This edition of The Two Sheds Review sees us taking a trip back in time to August 2003, in Helsinki, Finland, for the Valhalla Pro Wrestling show Culture Shock. This was one of those shows I managed to get my hands on quite a while ago, at a time when it seemed that every wrestling fan had brought DVD recorders and were transferring their collections onto DVD before selling the tapes afterwards. I managed to get quite a few tapes around that time, transferring them to DVD myself. Except I didn’t sell them on, I just gave them to my brother.
This will actually be a review of the programme that was broadcast on Finnish television, and features A.J. Styles defending the NWA World title against Kid Kash.
The first match of the broadcast sees former WCW Commissioner Mike Sanders going up against Sonny Siaki. It’s a good match to start the show with, with both wrestlers showing the full extent of their skills, and a reminder of just how good the under-rated Sanders was. It’s a shame we don’t seem to hear much about him these days. But getting back on topic, as I said a very good match between the two, with Siaki getting the win with his version of the spinning neck breaker. And if anyone can let me know what Mike Sanders is up to these days, then please do.
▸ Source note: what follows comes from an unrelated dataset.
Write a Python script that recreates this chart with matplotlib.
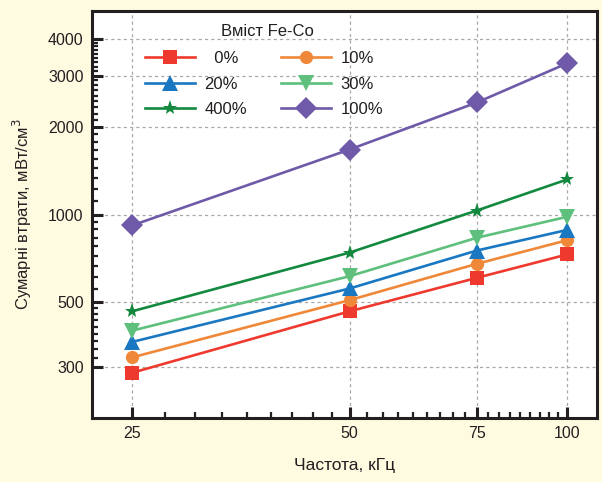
import matplotlib
matplotlib.use("Agg")
import matplotlib.pyplot as plt
from matplotlib.ticker import FixedLocator, NullFormatter, FixedFormatter
import numpy as np

plt.rcParams['font.family'] = ['Liberation Sans', 'DejaVu Sans']

freq = [25, 50, 75, 100]
series_labels = ["\u20070%", "10%", "20%", "30%", "400%", "100%"]
loss_0 = [286, 465, 606, 729]
loss_10 = [323, 508, 677, 816]
loss_20 = [365, 557, 752, 885]
loss_30 = [399, 614, 832, 982]
loss_400 = [465, 740, 1032, 1319]
loss_100 = [917, 1672, 2425, 3305]

x_ticks = [25, 50, 75, 100]
y_ticks = [300, 500, 1000, 2000, 3000, 4000]

colors = ['#ee3a2e', '#f0883a', '#1a78c2', '#5ec07c', '#13893f', '#6e5aa8']
markers = ['s', 'o', '^', 'v', '*', 'D']
msizes = [10.5, 9.5, 11, 11, 11, 11]

fig = plt.figure(figsize=(6.02, 4.82), dpi=100, facecolor='#fffbe1')
ax = fig.add_axes([92/602, 1-418/482, (597-92)/602, (418-11)/482])
ax.set_facecolor('white')

all_series = [loss_0, loss_10, loss_20, loss_30, loss_400, loss_100]
handles = []
for s, c, m, ms, lab in zip(all_series, colors, markers, msizes, series_labels):
    h, = ax.plot(freq, s, color=c, marker=m, markersize=ms, lw=1.9, label=lab,
                 markeredgewidth=0, zorder=3, clip_on=False)
    handles.append(h)

ax.set_xscale('log')
ax.set_yscale('log')
ax.set_xlim(22, 110)
ax.set_ylim(200, 5000)

ax.xaxis.set_major_locator(FixedLocator(x_ticks))
ax.xaxis.set_major_formatter(FixedFormatter([str(v) for v in x_ticks]))
xminor = []
for a, b in zip(x_ticks[:-1], x_ticks[1:]):
    xminor += list(np.linspace(a, b, 10)[1:-1])
ax.xaxis.set_minor_locator(FixedLocator(xminor))
ax.xaxis.set_minor_formatter(NullFormatter())

ax.yaxis.set_major_locator(FixedLocator(y_ticks))
ax.yaxis.set_major_formatter(FixedFormatter([str(v) for v in y_ticks]))
yminor = []
for a, b in zip(y_ticks[:-1], y_ticks[1:]):
    yminor += list(np.linspace(a, b, 10)[1:-1])
ax.yaxis.set_minor_locator(FixedLocator(yminor))
ax.yaxis.set_minor_formatter(NullFormatter())

ax.tick_params(which='major', direction='in', length=8, width=2.2, labelsize=11.5,
               color='#231f20', labelcolor='#231f20', pad=6)
ax.tick_params(which='minor', direction='in', length=4.5, width=1.6, color='#231f20')
ax.tick_params(top=False, right=False, which='both')

for sp in ax.spines.values():
    sp.set_linewidth(2.2)
    sp.set_color('#231f20')

ax.grid(True, which='major', color='#a8a8a8', linestyle=(0, (2.5, 2.5)), lw=0.9, zorder=0)
ax.set_axisbelow(True)

ax.set_xlabel('Частота, кГц', fontsize=12.5, color='#231f20', labelpad=12)
ax.set_ylabel('Сумарні втрати, мВт/см$^3$', fontsize=12, color='#231f20', labelpad=10)

order = [0, 2, 4, 1, 3, 5]
leg = ax.legend([handles[i] for i in order], [series_labels[i] for i in order],
                ncol=2, loc='upper left', bbox_to_anchor=(0.091, 0.918),
                fontsize=12, frameon=False, numpoints=1, handlelength=3.0,
                columnspacing=2.0, labelspacing=0.63, handletextpad=0.6,
                borderaxespad=0.0, borderpad=0.4)
for t in leg.get_texts():
    t.set_color('#231f20')
ax.text(0.3465, 0.949, 'Вміст Fe-Co', transform=ax.transAxes, ha='center', va='center',
        fontsize=12, color='#231f20')

fig.savefig('out.png', dpi=100, facecolor=fig.get_facecolor())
Then it’s on to the title match, with Kid Kash challenging A.J. Styles for the NWA World title in a two out of three falls match. It’s while watching this you realise just how good a heel Kid Kash is, always arguing with the crowd and questioning the referee’s decisions, and even threatening to walk out before the match even begins. Styles, as always, is Styles, giving his all to put on a good match. Put these two together and you’ve got a hell of a match here, full of high drama and high flying moves from both men.
The first fall of the bout came when Styles reversed a Kash sunset flip attempt. Of course, Kash complained bitterly about the decision. Kash equalled things up with a double under-hook suplex into a brain buster, and after a ton more of great action, Styles countered Kash’s top rope hurricanrana attempt with a Styles Clash from the second rope to get the deciding and title retaining win. A very good match here, but being the kind of wrestler he is, Styles could probably have a good match with a broomstick.
Then it’s the Helsinki street fight between Shane Douglas and Sabu, who was replacing Justin Credible, who had apparently missed his flight. Douglas, as is his way, endears himself to the crowd with a few choice words, while Sabu actually comes into this match with his left arm up to his shoulder in a cast. The injury doesn’t seem to hamper Sabu at all, as both me brawl all around the arena, and Sabu seems to take great delight in opening Douglas up by stabbing him in the head several times with a sharp stick. Once back in the ring, Sabu pulls out his usual array of moves, which only seem to hurt his left arm even more. Later, Sabu brings one of the guard rails into the ring and backdrops Douglas on to it. But in the end, the Franchise comes out on top in what looked to be a very sloppy ending. When Douglas was pinning Sabu, the referee didn’t actually count to three, even though Douglas still had Sabu pinned to the mat. It was only after Douglas took Sabu down with a variation of the fisherman’s suplex did he get the final pin. The arena was silent as the confused fans didn’t actually know who had won until it was announced by the ring announcer. So in the end the good brawl was spoiled a little by a rather shoddy ending.
In conclusion - even though this broadcast was only an hour long and there were only three matches, VPW Culture Shock was an enjoyable show. However, I really can’t understand why some of the European wrestlers on the show, wrestlers such as Erik Isaksen, weren’t featured on the television broadcast, as I’m sure that the local viewers would have liked to seen some of the Europeans in action, even if they didn’t know who they were. It would certainly have added a little variety to the overall broadcast.